Comstellar targets first time startups

July 12, 2000

3 Min Read
Life-Long Incubator Launched

A group of telecom entrepreneurs launched a venture capital incubator yesterday called Comstellar Technologies Inc. The new company will create and support startups from their birth through IPO and beyond. The idea may appeal to first time entrepreneurs, but it could be a tougher sell to the more seasoned crowd, say current CEOs of start-ups.

Leading the team for Comstellar are experienced executives in the telecom industry with ties to companies like Sun Microsystems Inc., IBM Corp., Tellcordia Technologies Inc., Lehman Brothers, and Redwood Venture Partners LLC.

The most notable name in the pack is the company's president, Raj Singh, who founded StratumOne and Fiberlane, the company that spawned Cerent and Siara Systems - which were sold for a combined total of more than $11 billion last year.

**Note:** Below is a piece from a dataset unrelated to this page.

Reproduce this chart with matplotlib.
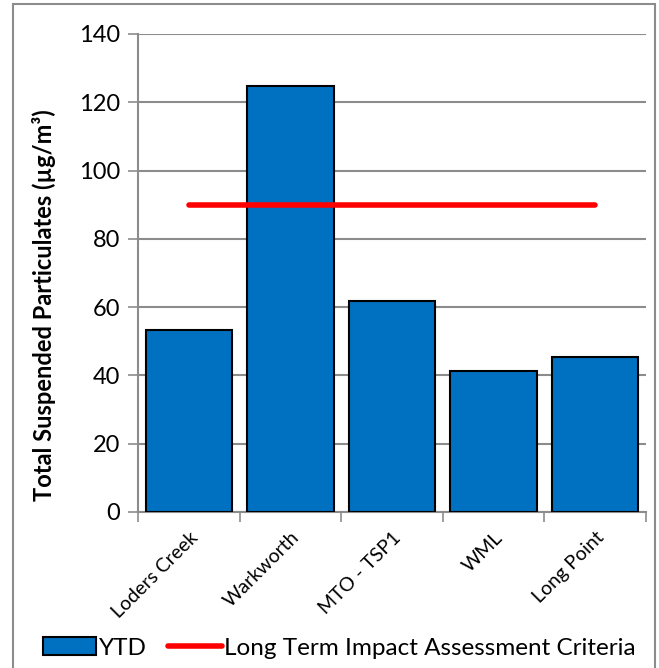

Since then, Singh has continued in the same vein (see Fiberlane Founder Finds Another Startup).

Comstellar will provide big company support such as capital investment, managerial support, marketing expertise, and industry contacts while also giving the start-ups freedom to direct their own destinies, says Sanjiv Ahuja, former president and COO of Telcordia and CEO of Comstellar.

Sounds like the pitch that every other incubator out there gives, right? But Comstellar says it is different because instead of merely getting a start-up from one round of financing to another, it plans to hold onto the companies all the way through IPO and beyond. A bold move, but one that Ahuja says will help Comstellar achieve its ultimate goal, which is to have a broad portfolio of companies from wireless component vendors to hardware system vendors all under one umbrella.

"Our objective is to have each start-up fit into a longer term strategy for building communications infrastructure," says Ahuja. "I think that we are unique in that we are taking the strengths of a start-up and melding them together with the strengths of a big company."

The model may sound appealing to first time entrepreneurs with few connections and not much business savvy, says Ed Kennedy, president and CEO of Ocular Networks Inc. But for those people who have been around the start-up block a few times, the deal seems less angelic and more like a long term deal with the devil - especially considering that Comstellar plans to take anywhere from 30 percent to 100 percent equity in these start-ups.

"This is my third start-up," says Jim Dunn, CEO of AirFiber Inc. "And I don't think that having all the big company stuff is such a good thing. In fact, I would say that it's more of a bad thing. It's definitely not worth giving up 50 percent of your company."

But for start-ups that don't know the ropes, experience and expertise from people like Raj Singh could be a tremendous help.

"The more you can leverage those who have done it before the better off you are," says Gordon Saussi, president and CEO of Megisto Systems, Inc., a 15 person IP start-up that just closed its first round of funding last month. "But the more you can do things for yourself, the more value you can maintain."

Comstellar has already raised $140 million in capital with investments led by Accel Partners and New Enterprise Associates. Other investors include Clarity Partners, First Analysis Venture Capital, Goldman, Sachs & Co., J.P. Morgan Ventures, Lehman Brothers, Mayfield Fund, Oak Investment Partners, and Soros Private Equity Partners. It plans to announce the first group of start-ups in the next couple of weeks.